Located along an original Inca Trail, 15 minutes from the main Urban and Agricultural Sectors of Machu Picchu, the Inca Bridge is an original wooden drawbridge that was be raised or lowed to control access to the citadel.
The bridge itself is a simple wooden platform that is supported at each end by two high stone walls. The crudely constructed walls back up against the sheer cliff face of the western side of Machu Picchu Mountain, with the other side of the wall (and bridge) un-protected by the shear drop of approximately 300 meters (984 feet) to the bottom of the valley.
The Inca Draw Bridge formed a protective entrance to Machu Picchu from the incoming Inca Trail that originates at Vilcabamba / Choquequirao.
Compared to other impressive attractions at Machu Picchu, the Inca Draw Bridge can be somewhat underwhelming.
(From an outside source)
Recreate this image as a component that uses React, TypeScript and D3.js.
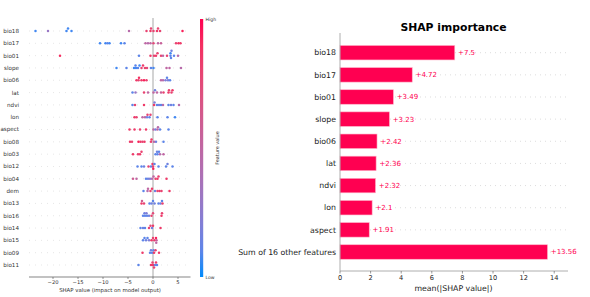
import React from 'react';
import * as d3 from 'd3';

// Beeswarm (left) — features ordered by importance
const featureNames = [
  'bio18', 'bio17', 'bio01', 'slope', 'bio06', 'lat', 'ndvi', 'lon', 'aspect', 'bio08',
  'bio03', 'bio12', 'bio04', 'dem', 'bio13', 'bio16', 'bio14', 'bio15', 'bio09', 'bio11',
];

// SHAP value of each sample, per feature
const shapValues: number[][] = [
  [-23.5, -21, -17.3, -17, -16.3, -4.8, -1.3, -0.5, -0.4, 0.1, 0.8, 1.0, 1.4, 5.9],
  [-10.6, -9.5, -9.1, -8.7, -6.4, -5.7, -1.5, -1.0, -0.5, 0.1, 1.0, 1.6, 4.6, 5.1, 5.5],
  [-18.6, -2.8, -0.5, 0.2, 0.6, 0.9, 1.6, 2.0, 2.8, 3.5, 3.5, 3.6, 3.7, 4.2, 5.0],
  [-7.3, -5.3, -3.8, -3.5, -3.4, -3.0, -2.7, -2.3, -2.0, -1.6, -1.2, -0.4, 0.1, 2.7, 3.3, 5.6],
  [-3.3, -2.9, -2.8, -2.3, -1.8, -1.3, 1.6, 2.0, 2.5, 2.8, 3.0, 3.4],
  [-4.1, -3.5, -1.8, -1.0, 0.1, 0.4, 0.8, 1.6, 2.1, 3.1, 3.2, 3.7, 3.9],
  [-4.1, -3.6, -1.8, 0.2, 0.3, 0.8, 1.2, 1.6, 2.0, 3.1, 3.6, 4.1, 5.2],
  [-3.7, -3.3, -2.1, -1.6, -1.2, -1.1, -0.7, -0.5, 0.9, 2.9, 4.4],
  [-4.7, -3.7, -2.6, -1.4, 0.1, 0.5, 0.9, 1.0, 1.4, 3.1],
  [-4.6, -4.2, -2.9, -2.5, -2.1, -1.7, -0.4, -0.3, 0.2, 0.6, 2.1],
  [-4.0, -3.0, -2.6, -2.3, 0.5, 0.8, 0.9, 1.2, 1.4, 2.1],
  [-3.1, -2.3, -1.8, -0.9, -0.4, -0.1, 0.0, 0.05, 0.3, 1.1, 2.6, 2.9, 3.9],
  [-4.0, -3.3, -1.4, -1.0, -0.6, -0.2, 0.1, 0.5, 0.9, 1.1, 2.7],
  [-1.9, -1.1, -1.0, -0.5, -0.2, 0.4, 0.9, 1.3, 1.7, 3.3],
  [-2.3, -2.2, -1.8, -0.7, -0.3, 0.0, 0.3, 1.1, 1.5, 1.8, 1.9],
  [-2.0, -1.7, -1.6, -1.3, -1.2, -0.8, -0.3, 0.0, 1.7, 1.8],
  [-2.5, -2.0, -1.6, -0.8, -0.5, -0.2, 0.0, 1.5],
  [-2.0, -1.7, -1.4, -1.1, -0.8, -0.3, 0.0, 0.3, 0.6, 0.65, 0.7],
  [-2.1, -0.6, -0.4, -0.2, 0.1, 0.2, 0.5, 1.2],
  [-2.9, -0.4, -0.1, 0.0, 0.2, 0.4, 0.6, 0.8],
];

// normalised feature value (0 = low, 1 = high) of the same samples
const featureLevels: number[][] = [
  [0.05, 0.3, 0.05, 0.05, 0.05, 0.45, 0.8, 0.85, 0.8, 0.8, 0.85, 0.8, 0.8, 0.95],
  [0.05, 0.05, 0.1, 0.05, 0.05, 0.1, 0.5, 0.45, 0.5, 0.75, 0.5, 0.55, 0.8, 0.9, 0.85],
  [0.9, 0.1, 0.85, 0.8, 0.85, 0.8, 0.8, 0.5, 0.8, 0.1, 0.05, 0.1, 0.15, 0.1, 0.45],
  [0.05, 0.1, 0.05, 0.1, 0.05, 0.1, 0.05, 0.8, 0.85, 0.8, 0.75, 0.1, 0.05, 0.5, 0.5, 0.45],
  [0.85, 0.8, 0.9, 0.85, 0.95, 0.8, 0.5, 0.45, 0.2, 0.1, 0.2, 0.1],
  [0.1, 0.3, 0.8, 0.5, 0.5, 0.15, 0.5, 0.55, 0.8, 0.85, 0.8, 0.8, 0.85],
  [0.1, 0.8, 0.85, 0.85, 0.2, 0.1, 0.15, 0.1, 0.45, 0.1, 0.15, 0.1, 0.45],
  [0.85, 0.8, 0.5, 0.5, 0.15, 0.8, 0.1, 0.8, 0.1, 0.1, 0.05],
  [0.85, 0.85, 0.8, 0.85, 0.5, 0.15, 0.5, 0.45, 0.1, 0.1],
  [0.85, 0.8, 0.95, 0.85, 0.8, 0.85, 0.8, 0.85, 0.5, 0.15, 0.1],
  [0.85, 0.8, 0.85, 0.8, 0.1, 0.15, 0.1, 0.1, 0.45, 0.5],
  [0.1, 0.1, 0.15, 0.8, 0.1, 0.85, 0.8, 0.95, 0.1, 0.1, 0.1, 0.15, 0.1],
  [0.6, 0.5, 0.1, 0.15, 0.2, 0.45, 0.5, 0.8, 0.85, 0.8, 0.85],
  [0.1, 0.45, 0.5, 0.8, 0.85, 0.15, 0.8, 0.85, 0.8, 0.85],
  [0.85, 0.6, 0.8, 0.1, 0.15, 0.1, 0.15, 0.1, 0.15, 0.1, 0.8],
  [0.1, 0.15, 0.1, 0.2, 0.1, 0.15, 0.8, 0.75, 0.85, 0.8],
  [0.1, 0.15, 0.1, 0.8, 0.75, 0.15, 0.85, 0.85],
  [0.1, 0.1, 0.15, 0.1, 0.2, 0.85, 0.8, 0.85, 0.95, 0.5, 0.55],
  [0.85, 0.1, 0.15, 0.1, 0.1, 0.85, 0.8, 0.85],
  [0.1, 0.85, 0.8, 0.85, 0.8, 0.15, 0.85, 0.1],
];

const swarmTicks = [-20, -15, -10, -5, 0, 5];

// Bar chart (right)
const importanceLabels = ['bio18', 'bio17', 'bio01', 'slope', 'bio06', 'lat', 'ndvi', 'lon', 'aspect', 'Sum of 16 other features'];
const importanceValues = [7.5, 4.72, 3.49, 3.23, 2.42, 2.36, 2.32, 2.1, 1.91, 13.56];
const barTicks = [0, 2, 4, 6, 8, 10, 12, 14];

const FONT = 'DejaVu Sans, sans-serif';
const RED = '#ff0051';
const colorOf = d3.interpolateLab('#008bfb', '#ff0051');
const fmtMinus = (v: number) => (v < 0 ? `\u2212${Math.abs(v)}` : `${v}`);

// simple beeswarm layout: stack colliding dots alternately above/below the row
function swarmOffsets(xs: number[], minDx: number, step: number): number[] {
  const order = d3.range(xs.length).sort((a, b) => xs[a] - xs[b]);
  const placed: { x: number; o: number }[] = [];
  const offs = new Array(xs.length).fill(0);
  for (const i of order) {
    for (let k = 0; k < 40; k++) {
      const o = k === 0 ? 0 : (k % 2 ? -Math.ceil(k / 2) : Math.ceil(k / 2));
      if (!placed.some(p => p.o === o && Math.abs(p.x - xs[i]) < minDx)) {
        offs[i] = o * step;
        placed.push({ x: xs[i], o });
        break;
      }
    }
  }
  return offs;
}

const Beeswarm: React.FC = () => {
  const x = d3.scaleLinear().domain([-24.8, 7.4]).range([29, 190]);
  const y = d3.scalePoint<string>().domain(featureNames).range([31, 265]);
  const axisY = 277;

  const grad = d3.range(0, 1.0001, 0.1);

  return (
    <g fontFamily={FONT}>
      {featureNames.map(name => (
        <line key={`g-${name}`} x1={29} x2={190} y1={y(name)} y2={y(name)}
          stroke="#cccccc" strokeWidth={0.5} strokeDasharray="1,5" />
      ))}
      <line x1={x(0)} x2={x(0)} y1={18} y2={axisY} stroke="#c8c8c8" strokeWidth={1.6} />

      {featureNames.map((name, r) => {
        const xs = shapValues[r].map(v => x(v));
        const offs = swarmOffsets(xs, 1.8, 2.4);
        return (
          <g key={name}>
            {xs.map((px, i) => (
              <circle key={i} cx={px} cy={(y(name) as number) + offs[i]} r={1.25}
                fill={colorOf(featureLevels[r][i])} />
            ))}
            <text x={19} y={y(name)} dy="0.35em" textAnchor="end" fontSize={5.6} fill="#333">{name}</text>
          </g>
        );
      })}

      <line x1={29} x2={190.5} y1={axisY} y2={axisY} stroke="#333" strokeWidth={0.6} />
      {swarmTicks.map(t => (
        <g key={t} transform={`translate(${x(t)},${axisY})`}>
          <line y2={2} stroke="#333" strokeWidth={0.5} />
          <text y={6.8} textAnchor="middle" fontSize={5.2} fill="#333">{fmtMinus(t)}</text>
        </g>
      ))}
      <text x={110} y={291.5} textAnchor="middle" fontSize={5.4} fill="#333">SHAP value (impact on model output)</text>

      <defs>
        <linearGradient id="fv-grad" x1="0" y1="1" x2="0" y2="0">
          {grad.map(t => <stop key={t} offset={`${t * 100}%`} stopColor={colorOf(t)} />)}
        </linearGradient>
      </defs>
      <rect x={200} y={19} width={3.2} height={258} fill="url(#fv-grad)" />
      <text x={205.5} y={20.5} fontSize={4.6} fill="#333">High</text>
      <text x={205.5} y={279} fontSize={4.6} fill="#333">Low</text>
      <text transform="translate(218.5,148) rotate(-90)" textAnchor="middle" fontSize={4.9} fill="#333">Feature value</text>
    </g>
  );
};

const ImportanceBars: React.FC = () => {
  const x = d3.scaleLinear().domain([0, 14.9]).range([340, 568]);
  const y = d3.scalePoint<string>().domain(importanceLabels).range([52.7, 252]);
  const barH = 14.5;
  const axisY = 271;

  return (
    <g fontFamily={FONT}>
      <text x={453.5} y={31} textAnchor="middle" fontSize={10.8} fontWeight="bold" fill="#000">SHAP importance</text>
      {importanceLabels.map(l => (
        <line key={`g-${l}`} x1={340} x2={567} y1={y(l)} y2={y(l)}
          stroke="#bbb" strokeWidth={0.5} strokeDasharray="1,4" />
      ))}
      {importanceLabels.map((l, i) => (
        <g key={l}>
          <rect x={x(0)} y={(y(l) as number) - barH / 2} width={x(importanceValues[i]) - x(0)} height={barH}
            fill={RED} stroke="#ffb3c8" strokeWidth={0.6} />
          <text x={x(importanceValues[i]) + 3.3} y={y(l)} dy="0.35em" fontSize={7} fill={RED}>
            +{importanceValues[i]}
          </text>
          <text x={336} y={y(l)} dy="0.35em" textAnchor="end" fontSize={7.8} fill="#222">{l}</text>
        </g>
      ))}
      <line x1={340} x2={340} y1={33} y2={axisY} stroke="#999" strokeWidth={0.8} />
      <line x1={340} x2={568} y1={axisY} y2={axisY} stroke="#999" strokeWidth={0.8} />
      {barTicks.map(t => (
        <g key={t} transform={`translate(${x(t)},${axisY})`}>
          <line y2={2.5} stroke="#555" strokeWidth={0.6} />
          <text y={9} textAnchor="middle" fontSize={6.6} fill="#222">{t}</text>
        </g>
      ))}
      <text x={453.5} y={291} textAnchor="middle" fontSize={7.8} fill="#222">mean(|SHAP value|)</text>
    </g>
  );
};

export default function App() {
  return (
    <svg width={590} height={297} style={{ position: 'absolute', left: 0, top: 0, background: '#fff' }}>
      <rect width={590} height={297} fill="#fff" />
      <Beeswarm />
      <ImportanceBars />
    </svg>
  );
}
However, the view of the rugged Andean mountains to the rear of Machu Picchu and the photographic opportunities of Machu Picchu itself make visiting the Inca Draw Bridge well worth the effort.
It is worth noting that visitors to the Inca Draw Bridge can only admire the bridge from a nearby view point, and not actually walk on or cross the bridge itself.
The trek is suitable for all ages and fitness levels. The trek follows an Inca Trail where you can observe an original Inca draw bridge used to protect the western entrance to Machu Picchu. The trail head is located within the grounds of Machu Picchu close to the view point of the Caretakers Hut. Panoramic photographic opportunities of Machu Picchu are excellent close to the trail head.
From the main entrance at Machu Picchu follow the upper circuit around Machu Picchu ascending to the top of the Agricultural Sector. Continue on past the Caretakers Hut view point following a trail that is fairly well-marked with wooden signs. The trail head is marked by a warden’s hut where you need to sign in with a passport number before you trek. The hike from entrance of Machu Picchu to the trail head is fairly taxing and takes between 20 – 30 minutes to complete.
From the warden’s hut, other than a few minor undulations the Inca Bridge Trek is fairly flat. Made up of dirt trails and a few Inca stone steps, the trail is easy to navigate and not difficult underfoot. Views from the trail take in the surrounding mountains and the modern hydroelectric plant to the rear of Machu Picchu. In places there are shear drop-offs of several hundred meters, so extra caution should be taken when on the trek. After about 15 minutes of hiking you will arrive at the Inca draw bridge. The bridge is in poor condition and trekkers are not allowed to cross, just simply appreciate the bridge from a nearby view point.
Time needed: 40 minutes (total time). Terrain: Dirt track and Inca stone pathways. Recommended footwear: Training shoes, light weight walking boots. Entrance time: Can enter anytime during the regular opening times of Machu Picchu. Trail head: Located behind the Caretakers Hut in the Agricultural Sector of Machu Picchu. Tickets: Ticket not required, free to enter (at the moment).
The Inca Bridge Trek is accessible all year round. During the wet season (November – April) there is a higher chance of heavy rainfall. The region has a subtropical feel throughout the year with average daily temperatures of 18 °C (64 °F). During the dry season the humidity is around 40 – 45%, rising to 60 – 65% during the wet season. Early morning trekking offers cooler temperatures and better shade from the sun.
The weather in this region of Peru can often be unpredictable any time of the year, so you must be prepared with clothing for rain and sun. The trail is dirt track with a few stone steps so comfortable lightweight training or hiking shoes are recommended. A light weight rain coat or poncho and sun protection is advised. It is recommended to take one small bottle of water on the trek.
The Inca Bridge Trek has some shear drop-offs, extreme care should be taken at all times especially if trekking with young children.